EXERCISE REQUIREMENTS
Return all the entries exactly, keeping pictures out.
** Start of DATA RECORDS **
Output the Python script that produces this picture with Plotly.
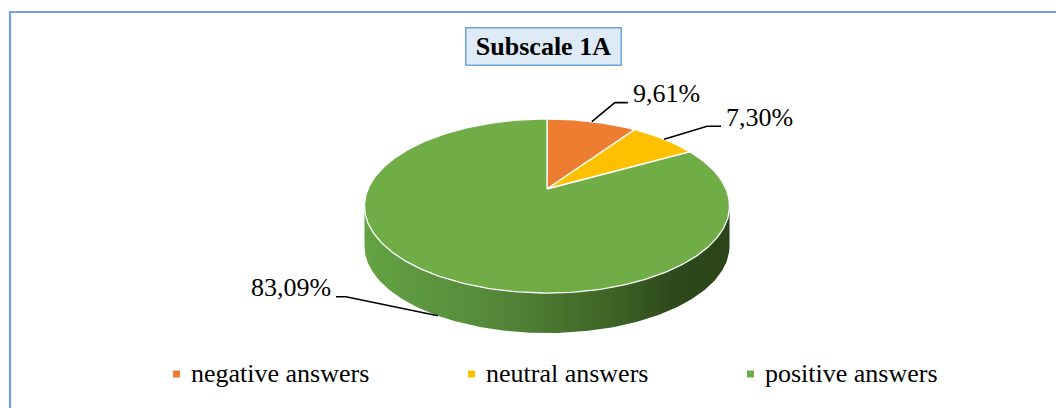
import numpy as np
import plotly.graph_objects as go

# ---------------- data ----------------
categories = ["negative answers", "neutral answers", "positive answers"]
values = [9.61, 7.30, 83.09]
value_labels = ["9,61%", "7,30%", "83,09%"]
title_text = "Subscale 1A"

# ---------------- styles ----------------
colors = ["#ED7D31", "#FFC000", "#70AD47"]
side_scales = [
    [[0, "#c9692a"], [1, "#6e3a16"]],
    [[0, "#d9a300"], [1, "#775a00"]],
    [[0, "#64a243"], [0.35, "#55893a"], [0.65, "#3f6627"], [0.85, "#2d4a1c"], [1, "#2b4419"]],
]
FONT = "'Liberation Serif', 'Times New Roman', Times, 'DejaVu Serif', serif"
W, H = 1064, 408
OFF = 8  # page body margin

# pie geometry (pixel space, perspective tilt)
CX, CY = 547.0, 189.0
K = 0.1955
A = 179.0
B = 83.7
DEPTH = 40.0

# label leader styles: depth fraction of anchor, elbow offset, horizontal run
leader_depth = [0.0, 0.0, 1.0]
leader_elbow = [(23, -19), (43, -13), (-92, -19)]
leader_run = [13, 14, -10]

legend_x = [176.5, 471.5, 750.5]
legend_y = 374


def proj(theta, dy=0.0):
    u = np.sin(theta)
    v = np.cos(theta)
    d = 1 + K * v
    return CX + A * u / d, CY - B * v / d + dy


fig = go.Figure()

total = float(sum(values))
fracs = [v / total for v in values]
starts = np.concatenate([[0.0], np.cumsum(fracs)[:-1]]) * 2 * np.pi
ends = np.cumsum(fracs) * 2 * np.pi

# visible front side range
th_a = np.arccos(-K)
th_b = 2 * np.pi - th_a
x_left = proj(th_b)[0]
x_right = proj(th_a)[0]

# sides
for i in range(len(values)):
    t0 = max(starts[i], th_a)
    t1 = min(ends[i], th_b)
    if t1 <= t0:
        continue
    t = np.linspace(t0, t1, 200)
    xt, yt = proj(t)
    xb, yb = proj(t[::-1], DEPTH)
    xs = np.concatenate([xt, xb, xt[:1]])
    ys = np.concatenate([yt, yb, yt[:1]])
    fig.add_trace(go.Scatter(
        x=xs, y=ys, mode="lines", fill="toself",
        line=dict(width=0, color=colors[i]),
        fillgradient=dict(type="horizontal", colorscale=side_scales[i],
                          start=x_left, stop=x_right),
        hoverinfo="skip", showlegend=False))

# tops
for i in range(len(values)):
    n = max(int(400 * fracs[i]), 8)
    t = np.linspace(starts[i], ends[i], n)
    xa, ya = proj(t)
    xs = np.concatenate([[CX], xa, [CX]])
    ys = np.concatenate([[CY], ya, [CY]])
    fig.add_trace(go.Scatter(
        x=xs, y=ys, mode="lines", fill="toself", fillcolor=colors[i],
        line=dict(width=1.3, color="white"),
        hoverinfo="skip", showlegend=False))

# leaders + data labels
annotations = []
for i in range(len(values)):
    mid = (starts[i] + ends[i]) / 2
    ax0, ay0 = proj(mid, leader_depth[i] * DEPTH)
    ex, ey = ax0 + leader_elbow[i][0], ay0 + leader_elbow[i][1]
    hx = ex + leader_run[i]
    fig.add_trace(go.Scatter(
        x=[ax0, ex, hx], y=[ay0, ey, ey], mode="lines",
        line=dict(color="black", width=1.6),
        hoverinfo="skip", showlegend=False))
    right = leader_run[i] > 0
    annotations.append(dict(
        x=hx + (3 if right else -3), y=ey - 9, xref="x", yref="y",
        text=value_labels[i], showarrow=False,
        xanchor="left" if right else "right", yanchor="middle",
        font=dict(family=FONT, size=26, color="black")))

# legend (manual, square markers)
fig.add_trace(go.Scatter(
    x=legend_x, y=[legend_y] * len(categories), mode="markers",
    marker=dict(symbol="square", size=7, color=colors, line=dict(width=0)),
    hoverinfo="skip", showlegend=False))
for i, cat in enumerate(categories):
    annotations.append(dict(
        x=legend_x[i] + 12.5, y=legend_y - 0.5, xref="x", yref="y",
        text=cat, showarrow=False, xanchor="left", yanchor="middle",
        font=dict(family=FONT, size=26, color="black")))

# title box
annotations.append(dict(
    x=543.5, y=46.5, xref="x", yref="y", text="<b>" + title_text + "</b>",
    showarrow=False, xanchor="center", yanchor="middle",
    width=148, height=30, borderpad=3, borderwidth=1.5,
    bordercolor="#6FA3DA", bgcolor="#DEEBF7",
    font=dict(family=FONT, size=26, color="black")))

fig.update_layout(
    width=W, height=H,
    margin=dict(l=0, r=0, t=0, b=0),
    paper_bgcolor="white", plot_bgcolor="white",
    font=dict(family=FONT),
    xaxis=dict(range=[OFF, W + OFF], visible=False, fixedrange=True),
    yaxis=dict(range=[H + OFF, OFF], visible=False, fixedrange=True),
    annotations=annotations,
    shapes=[dict(type="rect", xref="x", yref="y", x0=10, y0=12, x1=W + 60, y1=H + 60,
                 line=dict(color="#6FA3DA", width=2.2), layer="below")],
    showlegend=False,
)

fig.write_html("out.html")
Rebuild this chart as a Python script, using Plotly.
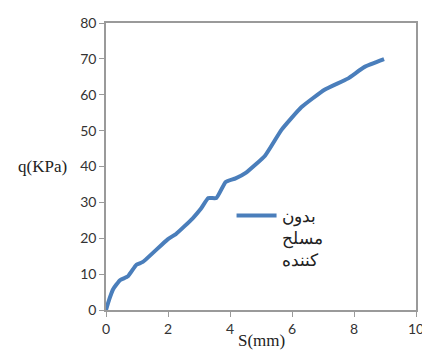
** End of DATA RECORDS **
ANSWER TO THIS EXERCISE
Output the Python script that produces this picture with Plotly.
import numpy as np
import plotly.graph_objects as go

# ---------------- data ----------------
categories = ["negative answers", "neutral answers", "positive answers"]
values = [9.61, 7.30, 83.09]
value_labels = ["9,61%", "7,30%", "83,09%"]
title_text = "Subscale 1A"

# ---------------- styles ----------------
colors = ["#ED7D31", "#FFC000", "#70AD47"]
side_scales = [
    [[0, "#c9692a"], [1, "#6e3a16"]],
    [[0, "#d9a300"], [1, "#775a00"]],
    [[0, "#64a243"], [0.35, "#55893a"], [0.65, "#3f6627"], [0.85, "#2d4a1c"], [1, "#2b4419"]],
]
FONT = "'Liberation Serif', 'Times New Roman', Times, 'DejaVu Serif', serif"
W, H = 1064, 408
OFF = 8  # page body margin

# pie geometry (pixel space, perspective tilt)
CX, CY = 547.0, 189.0
K = 0.1955
A = 179.0
B = 83.7
DEPTH = 40.0

# label leader styles: depth fraction of anchor, elbow offset, horizontal run
leader_depth = [0.0, 0.0, 1.0]
leader_elbow = [(23, -19), (43, -13), (-92, -19)]
leader_run = [13, 14, -10]

legend_x = [176.5, 471.5, 750.5]
legend_y = 374


def proj(theta, dy=0.0):
    u = np.sin(theta)
    v = np.cos(theta)
    d = 1 + K * v
    return CX + A * u / d, CY - B * v / d + dy


fig = go.Figure()

total = float(sum(values))
fracs = [v / total for v in values]
starts = np.concatenate([[0.0], np.cumsum(fracs)[:-1]]) * 2 * np.pi
ends = np.cumsum(fracs) * 2 * np.pi

# visible front side range
th_a = np.arccos(-K)
th_b = 2 * np.pi - th_a
x_left = proj(th_b)[0]
x_right = proj(th_a)[0]

# sides
for i in range(len(values)):
    t0 = max(starts[i], th_a)
    t1 = min(ends[i], th_b)
    if t1 <= t0:
        continue
    t = np.linspace(t0, t1, 200)
    xt, yt = proj(t)
    xb, yb = proj(t[::-1], DEPTH)
    xs = np.concatenate([xt, xb, xt[:1]])
    ys = np.concatenate([yt, yb, yt[:1]])
    fig.add_trace(go.Scatter(
        x=xs, y=ys, mode="lines", fill="toself",
        line=dict(width=0, color=colors[i]),
        fillgradient=dict(type="horizontal", colorscale=side_scales[i],
                          start=x_left, stop=x_right),
        hoverinfo="skip", showlegend=False))

# tops
for i in range(len(values)):
    n = max(int(400 * fracs[i]), 8)
    t = np.linspace(starts[i], ends[i], n)
    xa, ya = proj(t)
    xs = np.concatenate([[CX], xa, [CX]])
    ys = np.concatenate([[CY], ya, [CY]])
    fig.add_trace(go.Scatter(
        x=xs, y=ys, mode="lines", fill="toself", fillcolor=colors[i],
        line=dict(width=1.3, color="white"),
        hoverinfo="skip", showlegend=False))

# leaders + data labels
annotations = []
for i in range(len(values)):
    mid = (starts[i] + ends[i]) / 2
    ax0, ay0 = proj(mid, leader_depth[i] * DEPTH)
    ex, ey = ax0 + leader_elbow[i][0], ay0 + leader_elbow[i][1]
    hx = ex + leader_run[i]
    fig.add_trace(go.Scatter(
        x=[ax0, ex, hx], y=[ay0, ey, ey], mode="lines",
        line=dict(color="black", width=1.6),
        hoverinfo="skip", showlegend=False))
    right = leader_run[i] > 0
    annotations.append(dict(
        x=hx + (3 if right else -3), y=ey - 9, xref="x", yref="y",
        text=value_labels[i], showarrow=False,
        xanchor="left" if right else "right", yanchor="middle",
        font=dict(family=FONT, size=26, color="black")))

# legend (manual, square markers)
fig.add_trace(go.Scatter(
    x=legend_x, y=[legend_y] * len(categories), mode="markers",
    marker=dict(symbol="square", size=7, color=colors, line=dict(width=0)),
    hoverinfo="skip", showlegend=False))
for i, cat in enumerate(categories):
    annotations.append(dict(
        x=legend_x[i] + 12.5, y=legend_y - 0.5, xref="x", yref="y",
        text=cat, showarrow=False, xanchor="left", yanchor="middle",
        font=dict(family=FONT, size=26, color="black")))

# title box
annotations.append(dict(
    x=543.5, y=46.5, xref="x", yref="y", text="<b>" + title_text + "</b>",
    showarrow=False, xanchor="center", yanchor="middle",
    width=148, height=30, borderpad=3, borderwidth=1.5,
    bordercolor="#6FA3DA", bgcolor="#DEEBF7",
    font=dict(family=FONT, size=26, color="black")))

fig.update_layout(
    width=W, height=H,
    margin=dict(l=0, r=0, t=0, b=0),
    paper_bgcolor="white", plot_bgcolor="white",
    font=dict(family=FONT),
    xaxis=dict(range=[OFF, W + OFF], visible=False, fixedrange=True),
    yaxis=dict(range=[H + OFF, OFF], visible=False, fixedrange=True),
    annotations=annotations,
    shapes=[dict(type="rect", xref="x", yref="y", x0=10, y0=12, x1=W + 60, y1=H + 60,
                 line=dict(color="#6FA3DA", width=2.2), layer="below")],
    showlegend=False,
)

fig.write_html("out.html")
Rebuild this chart as a Python script, using Plotly.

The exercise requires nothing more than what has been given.